Photo by Paul J. Richards via Getty Images

It's come back to roost, like a tangy, juicy swallow of Capistrano 

Tim Nelson
October 25, 2018

McDonald’s hasn’t had an easy go of it recently. The multinational burger conglomerate suffered through a salad scare not too long ago, and downward trends in earnings, revenue, and store visits have pushed the company to step up its breakfast efforts. And in a further effort to boost sales, they’re bringing back an old friend.

That’s right: McDonald’s is smashing the emergency McRib button in order to bring fans of mystery pork out of their doomsday bunkers and into one of 9,000 participating locations across the United States.

The rubbery slab of meat slathered in a tangy barbecue sauce is making what’s now become something of an annual autumnal return. Sure as yellow and orange leaves fall from the trees, this conspicuously ribless abomination has made its way onto McDonald’s menus for what’s now the fourth year in a row. It went on numerous (misleading) farewell tours before that, making any McDonald’s during McRib season not all that dissimilar from a slightly better-smelling Dead & Company concert.

So how does one track down a McRib? Thanks to the internet, the process is easier than it was when the sandwich was first released as a limited-run menu item back in 1981. There’s a whole damn website dedicated to McRib sightings, which is sure to be abuzz with user-reported sightings in the days and weeks ahead.

The site even has a blog, which surprisingly isn’t a support group for people who have never encountered proper ribs or eaten real barbecue at any point in their life.

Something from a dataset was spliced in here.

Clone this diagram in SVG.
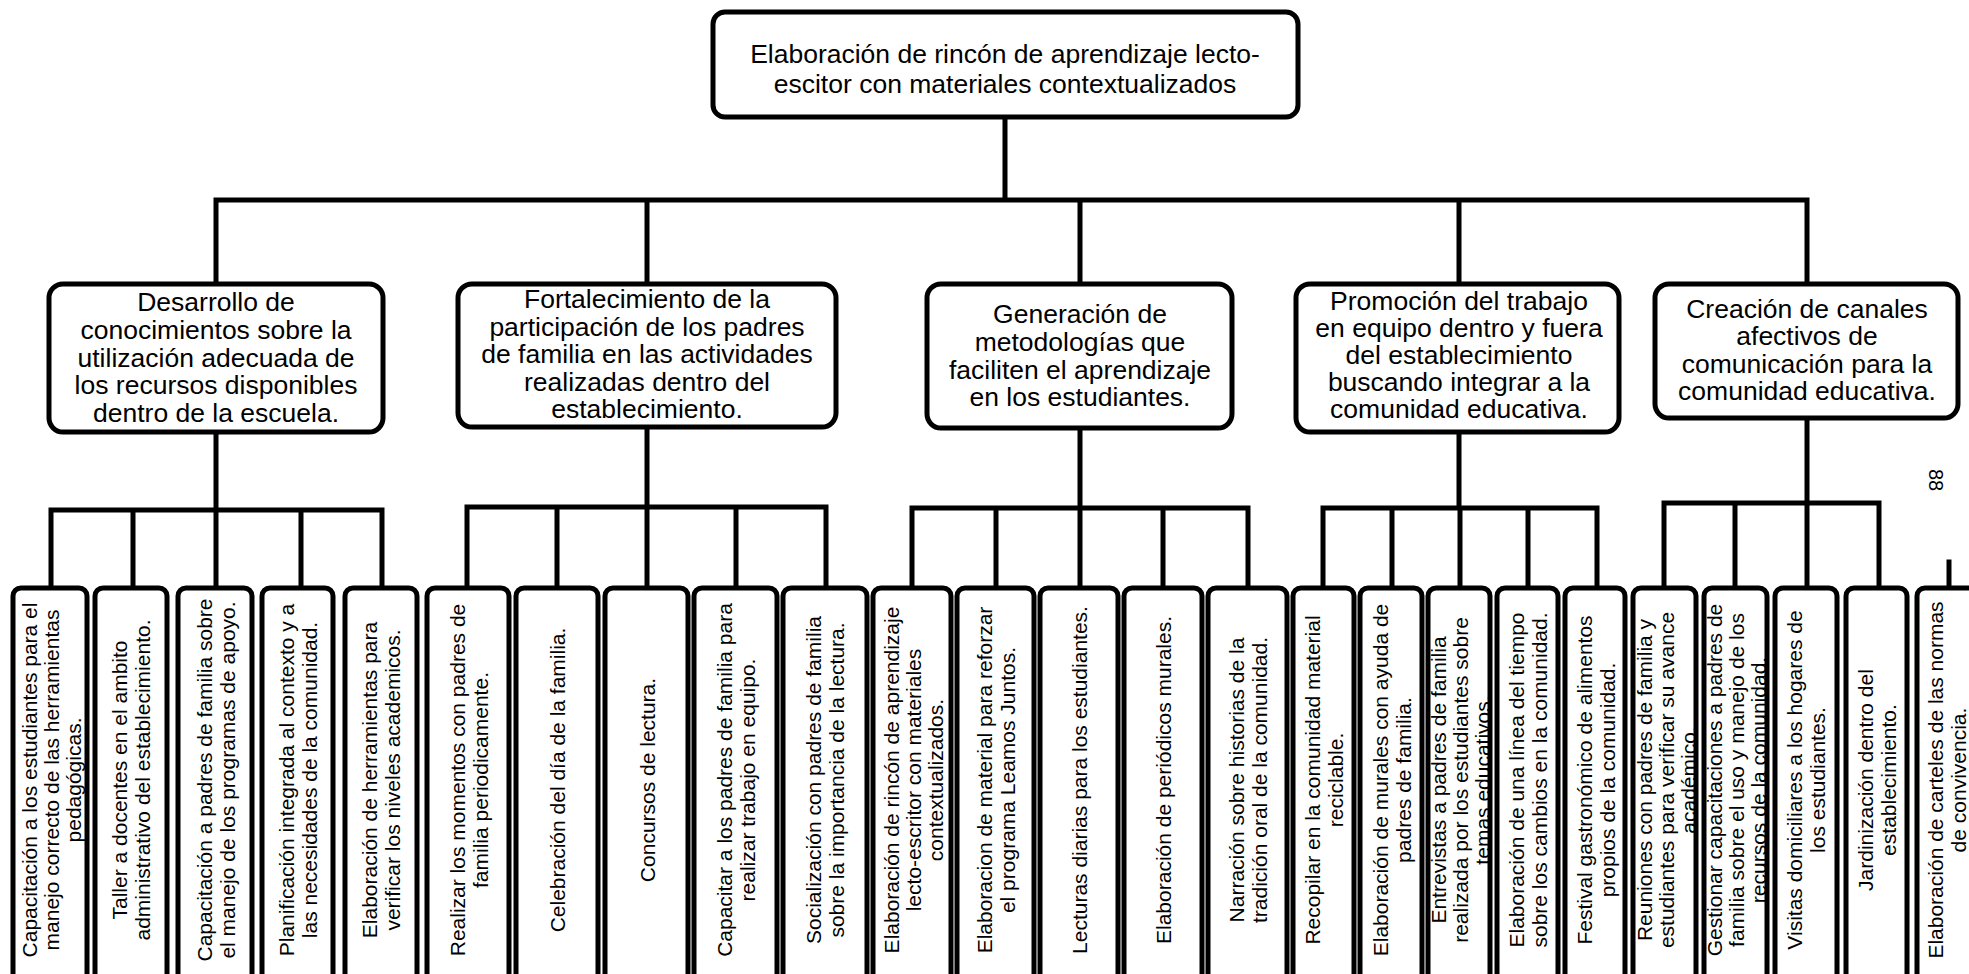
<svg xmlns="http://www.w3.org/2000/svg" width="1969" height="974" viewBox="0 0 1969 974">
<style>
.box{fill:#fff;stroke:#000;stroke-width:5}
.conn{stroke:#000;stroke-width:5;fill:none;stroke-linecap:square}
text{font-family:"Liberation Sans",Arial,sans-serif;fill:#000}
.t1{font-size:26.5px;text-anchor:middle}
.t3{font-size:21px;text-anchor:middle}
</style>
<rect width="1969" height="974" fill="#fff"/>
<g id="connectors">
<path class="conn" d="M1005,117V200M216,200H1807M216,200V284M647,200V284M1080,200V284M1459,200V284M1807,200V284"/>
<path class="conn" d="M216,432V510M51,510H382M51,510V588M133,510V588M216,510V588M301,510V588M382,510V588"/>
<path class="conn" d="M647,427V507M467,507H826M467,507V588M557,507V588M647,507V588M736,507V588M826,507V588"/>
<path class="conn" d="M1080,428V508M912,508H1248M912,508V588M996,508V588M1080,508V588M1163,508V588M1248,508V588"/>
<path class="conn" d="M1459,432V508M1323,508H1597M1323,508V588M1392,508V588M1460,508V588M1528,508V588M1597,508V588"/>
<path class="conn" d="M1807,418V503M1664,503H1879M1664,503V588M1735,503V588M1807,503V588M1879,503V588"/>
<path class="conn" d="M1949,562V588"/>
</g>
<g id="root">
<rect class="box" x="713" y="12" width="585" height="105" rx="12"/>
<text class="t1" x="1005" y="63">Elaboración de rincón de aprendizaje lecto-</text>
<text class="t1" x="1005" y="93">escitor con materiales contextualizados</text>
</g>
<g id="n1">
<rect class="box" x="49" y="284" width="334" height="148" rx="14"/>
<text class="t1"><tspan x="216" y="311">Desarrollo de</tspan><tspan x="216" y="339">conocimientos sobre la</tspan><tspan x="216" y="367">utilización adecuada de</tspan><tspan x="216" y="394">los recursos disponibles</tspan><tspan x="216" y="422">dentro de la escuela.</tspan></text>
</g>
<g id="n2">
<rect class="box" x="458" y="284" width="378" height="143" rx="14"/>
<text class="t1"><tspan x="647" y="308">Fortalecimiento de la</tspan><tspan x="647" y="335.5">participación de los padres</tspan><tspan x="647" y="363">de familia en las actividades</tspan><tspan x="647" y="390.5">realizadas dentro del</tspan><tspan x="647" y="418">establecimiento.</tspan></text>
</g>
<g id="n3">
<rect class="box" x="927" y="284" width="305" height="144" rx="14"/>
<text class="t1"><tspan x="1080" y="323">Generación de</tspan><tspan x="1080" y="351">metodologías que</tspan><tspan x="1080" y="378.5">faciliten el aprendizaje</tspan><tspan x="1080" y="406">en los estudiantes.</tspan></text>
</g>
<g id="n4">
<rect class="box" x="1296" y="284" width="323" height="148" rx="14"/>
<text class="t1"><tspan x="1459" y="310">Promoción del trabajo</tspan><tspan x="1459" y="337">en equipo dentro y fuera</tspan><tspan x="1459" y="364">del establecimiento</tspan><tspan x="1459" y="391">buscando integrar a la</tspan><tspan x="1459" y="418">comunidad educativa.</tspan></text>
</g>
<g id="n5">
<rect class="box" x="1655" y="284" width="303" height="134" rx="14"/>
<text class="t1"><tspan x="1807" y="318">Creación de canales</tspan><tspan x="1807" y="345">afectivos de</tspan><tspan x="1807" y="373">comunicación para la</tspan><tspan x="1807" y="400">comunidad educativa.</tspan></text>
</g>
<g id="n1a"><rect class="box" x="13" y="588" width="74" height="420" rx="8"/>
<text class="t3" transform="translate(51,780) rotate(-90)"><tspan x="0" y="-14.5">Capacitación a los estudiantes para el</tspan><tspan x="0" y="7.5">manejo correcto de las herramientas</tspan><tspan x="0" y="29.5">pedagógicas.</tspan></text></g>
<g id="n1b"><rect class="box" x="95" y="588" width="72" height="420" rx="8"/>
<text class="t3" transform="translate(131,780) rotate(-90)"><tspan x="0" y="-4">Taller a docentes en el ambito</tspan><tspan x="0" y="19">administrativo  del establecimiento.</tspan></text></g>
<g id="n1c"><rect class="box" x="178" y="588" width="74" height="420" rx="8"/>
<text class="t3" transform="translate(216,780) rotate(-90)"><tspan x="0" y="-4">Capacitación a padres de familia sobre</tspan><tspan x="0" y="19">el manejo de los programas de apoyo.</tspan></text></g>
<g id="n1d"><rect class="box" x="262" y="588" width="71" height="420" rx="8"/>
<text class="t3" transform="translate(298,780) rotate(-90)"><tspan x="0" y="-4">Planificación integrada al contexto y a</tspan><tspan x="0" y="19">las necesidades de la comunidad.</tspan></text></g>
<g id="n1e"><rect class="box" x="345" y="588" width="72" height="420" rx="8"/>
<text class="t3" transform="translate(381,780) rotate(-90)"><tspan x="0" y="-4">Elaboración de herramientas para</tspan><tspan x="0" y="19">verificar los niveles academicos.</tspan></text></g>
<g id="n2a"><rect class="box" x="427" y="588" width="82" height="420" rx="8"/>
<text class="t3" transform="translate(469,780) rotate(-90)"><tspan x="0" y="-4">Realizar los momentos con padres de</tspan><tspan x="0" y="19">familia periodicamente.</tspan></text></g>
<g id="n2b"><rect class="box" x="516" y="588" width="82" height="420" rx="8"/>
<text class="t3" transform="translate(557,780) rotate(-90)"><tspan x="0" y="7.5">Celebración del día de la familia.</tspan></text></g>
<g id="n2c"><rect class="box" x="605" y="588" width="83" height="420" rx="8"/>
<text class="t3" transform="translate(647,780) rotate(-90)"><tspan x="0" y="7.5">Concursos de lectura.</tspan></text></g>
<g id="n2d"><rect class="box" x="694" y="588" width="83" height="420" rx="8"/>
<text class="t3" transform="translate(736,780) rotate(-90)"><tspan x="0" y="-4">Capacitar a los padres de familia para</tspan><tspan x="0" y="19">realizar trabajo en equipo.</tspan></text></g>
<g id="n2e"><rect class="box" x="783" y="588" width="84" height="420" rx="8"/>
<text class="t3" transform="translate(825,780) rotate(-90)"><tspan x="0" y="-4">Socialización con padres de familia</tspan><tspan x="0" y="19">sobre la importancia de la lectura.</tspan></text></g>
<g id="n3a"><rect class="box" x="873" y="588" width="78" height="420" rx="8"/>
<text class="t3" transform="translate(913,780) rotate(-90)"><tspan x="0" y="-14.5">Elaboración de rincón de aprendizaje</tspan><tspan x="0" y="7.5">lecto-escritor con materiales</tspan><tspan x="0" y="29.5">contextualizados.</tspan></text></g>
<g id="n3b"><rect class="box" x="957" y="588" width="77" height="420" rx="8"/>
<text class="t3" transform="translate(996,780) rotate(-90)"><tspan x="0" y="-4">Elaboracion de material para reforzar</tspan><tspan x="0" y="19">el programa Leamos Juntos.</tspan></text></g>
<g id="n3c"><rect class="box" x="1040" y="588" width="78" height="420" rx="8"/>
<text class="t3" transform="translate(1079,780) rotate(-90)"><tspan x="0" y="7.5">Lecturas diarias para los estudiantes.</tspan></text></g>
<g id="n3d"><rect class="box" x="1124" y="588" width="78" height="420" rx="8"/>
<text class="t3" transform="translate(1163,780) rotate(-90)"><tspan x="0" y="7.5">Elaboración de periódicos murales.</tspan></text></g>
<g id="n3e"><rect class="box" x="1208" y="588" width="79" height="420" rx="8"/>
<text class="t3" transform="translate(1248,780) rotate(-90)"><tspan x="0" y="-4">Narración sobre historias de la</tspan><tspan x="0" y="19">tradición oral de la comunidad.</tspan></text></g>
<g id="n4a"><rect class="box" x="1293" y="588" width="61" height="420" rx="8"/>
<text class="t3" transform="translate(1324,780) rotate(-90)"><tspan x="0" y="-4">Recopilar en la comunidad material</tspan><tspan x="0" y="19">reciclable.</tspan></text></g>
<g id="n4b"><rect class="box" x="1360" y="588" width="62" height="420" rx="8"/>
<text class="t3" transform="translate(1392,780) rotate(-90)"><tspan x="0" y="-4">Elaboración de murales con ayuda de</tspan><tspan x="0" y="19">padres de familia.</tspan></text></g>
<g id="n4c"><rect class="box" x="1428" y="588" width="62" height="420" rx="8"/>
<text class="t3" transform="translate(1460,780) rotate(-90)"><tspan x="0" y="-14.5">Entrevistas a padres de familia</tspan><tspan x="0" y="7.5">realizada por los estudiantes sobre</tspan><tspan x="0" y="29.5">temas educativos.</tspan></text></g>
<g id="n4d"><rect class="box" x="1497" y="588" width="61" height="420" rx="8"/>
<text class="t3" transform="translate(1528,780) rotate(-90)"><tspan x="0" y="-4">Elaboración de una línea del tiempo</tspan><tspan x="0" y="19">sobre los cambios en la comunidad.</tspan></text></g>
<g id="n4e"><rect class="box" x="1565" y="588" width="60" height="420" rx="8"/>
<text class="t3" transform="translate(1596,780) rotate(-90)"><tspan x="0" y="-4">Festival gastronómico de alimentos</tspan><tspan x="0" y="19">propios de la comunidad.</tspan></text></g>
<g id="n5a"><rect class="box" x="1633" y="588" width="63" height="420" rx="8"/>
<text class="t3" transform="translate(1666,780) rotate(-90)"><tspan x="0" y="-14.5">Reuniones con padres de familia y</tspan><tspan x="0" y="7.5">estudiantes para verificar su avance</tspan><tspan x="0" y="29.5">académico.</tspan></text></g>
<g id="n5b"><rect class="box" x="1704" y="588" width="63" height="420" rx="8"/>
<text class="t3" transform="translate(1736,780) rotate(-90)"><tspan x="0" y="-14.5">Gestionar capacitaciones a padres de</tspan><tspan x="0" y="7.5">familia sobre el uso y manejo de los</tspan><tspan x="0" y="29.5">recursos de la comunidad.</tspan></text></g>
<g id="n5c"><rect class="box" x="1775" y="588" width="62" height="420" rx="8"/>
<text class="t3" transform="translate(1806,780) rotate(-90)"><tspan x="0" y="-4">Visitas domiciliares a los hogares de</tspan><tspan x="0" y="19">los estudiantes.</tspan></text></g>
<g id="n5d"><rect class="box" x="1846" y="588" width="61" height="420" rx="8"/>
<text class="t3" transform="translate(1877,780) rotate(-90)"><tspan x="0" y="-4">Jardinización dentro del</tspan><tspan x="0" y="19">establecimiento.</tspan></text></g>
<g id="n5e"><rect class="box" x="1917" y="588" width="90" height="420" rx="8"/>
<text class="t3" transform="translate(1947,780) rotate(-90)"><tspan x="0" y="-4">Elaboración de carteles de las normas</tspan><tspan x="0" y="19">de convivencia.</tspan></text></g>
<g id="page">
<text transform="translate(1936,480) rotate(90)" style="font-size:20px;text-anchor:middle" x="0" y="7">88</text>
</g>
</svg>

Instead, there are posts predicting where the McRib will land and gotten way too excited about its appearance in Guatemala. Based on the timing and evidence, the only reasonable conclusion is that the “migrant caravan” is using dark money from George Soros to bring McRibs back to the US while illegally voting for DEMONCRATS multiple times.

So yeah. Eat a McRib. Get a McRib delivered to your home. Assuming the world doesn’t explode before then, it’ll probably be back for yet another farewell tour in Q4 of 2019 either way.